A standard policy typically covers:
- Damage to the structure of your home: This includes damage from fire, wind, hail, or other covered events.
- Damage to your personal belongings: Your furniture, electronics, and clothing are covered up to a certain limit.
- Liability protection: This covers you if someone is injured on your property and you are found legally responsible.
- Additional living expenses: If your home becomes uninhabitable due to a covered disaster, this helps pay for temporary housing, like a hotel or rental.
It’s crucial to know what your policy *doesn’t* cover. Standard policies often exclude damage from floods, earthquakes, and sewer backups. If you live in an area prone to these events, you will need to purchase separate, specialized insurance policies. Like property taxes, homeowners insurance premiums are usually paid via your escrow account as part of your total monthly housing payment. The combination of Principal, Interest, Taxes, and Insurance is often referred to as “PITI,” which represents the four core components of your monthly payment.
5. Home Maintenance and Repairs: The Unpredictable Expense
When you rent, your landlord is responsible for fixing a leaky faucet or a broken air conditioner. When you own, that responsibility—and the cost—is all yours. Maintenance and repair costs are perhaps the most underestimated expense of homeownership. These can range from small, predictable tasks to large, unexpected emergencies.
A good rule of thumb is to budget and save 1% to 3% of your home’s value each year for maintenance and repairs. For a $300,000 house, that’s $3,000 to $9,000 per year, or $250 to $750 per month set aside in a dedicated savings account.
Common Maintenance and Repair Costs Include:
- Routine Upkeep: Lawn care, gutter cleaning, pest control, servicing your HVAC system, and pressure washing.
- Minor Repairs: Fixing a running toilet, repairing a broken appliance, patching drywall, or replacing a light fixture.

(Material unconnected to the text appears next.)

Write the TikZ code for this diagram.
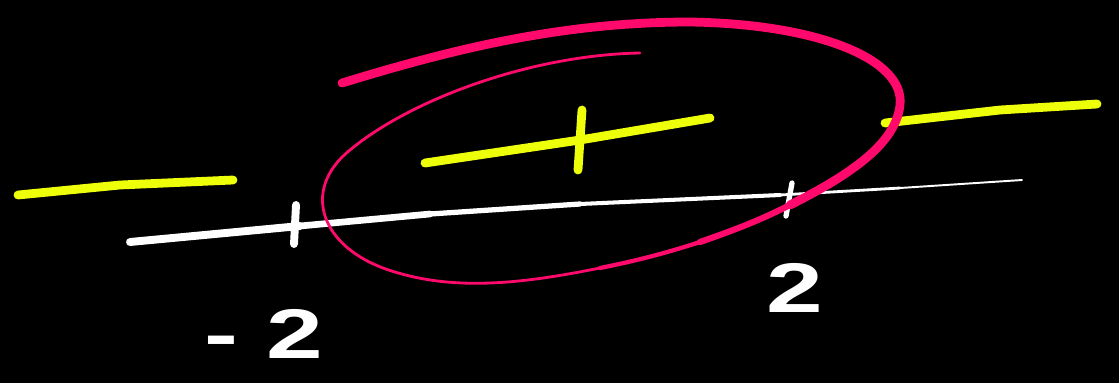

- Major Replacements: These are the big-ticket items that need to be replaced every 10-30 years. This includes the roof, HVAC system, water heater, windows, and major kitchen appliances. Saving for these proactively will prevent a financial crisis when they inevitably fail.
6. Other Potential Costs to Consider
Beyond the main categories, several other one-time and recurring costs can add up. Being aware of them will complete your financial picture.
- Closing Costs: These are the fees you pay to finalize the real estate transaction. They typically range from 2% to 5% of the home’s purchase price and can include loan origination fees, appraisal fees, title insurance, attorney fees, and more.
- HOA Fees: If your home is part of a Homeowners Association (HOA), you will have a mandatory monthly or annual fee. This fee covers the maintenance of community amenities like pools, parks, and landscaping, but it’s an additional, non-negotiable part of your budget.
- Utilities: Your utility bills for water, electricity, gas, and trash collection will likely be higher in a house than in an apartment. Be sure to factor this increase into your monthly budget.
- Moving Expenses: Don’t forget the cost of actually moving! Whether you hire professional movers or rent a truck and do it yourself, there are associated costs.
Conclusion: Budgeting for the Full Picture
Owning a home is a rewarding journey, but it requires careful financial planning. By looking beyond the mortgage payment and budgeting for the true costs—including PITI, maintenance, repairs, and other fees—you can ensure a stable and successful experience. Create a detailed budget, build a dedicated home maintenance savings fund, and review your expenses regularly. With preparation and a realistic understanding of the financial commitment, you can confidently turn your homeownership dream into a long-term reality.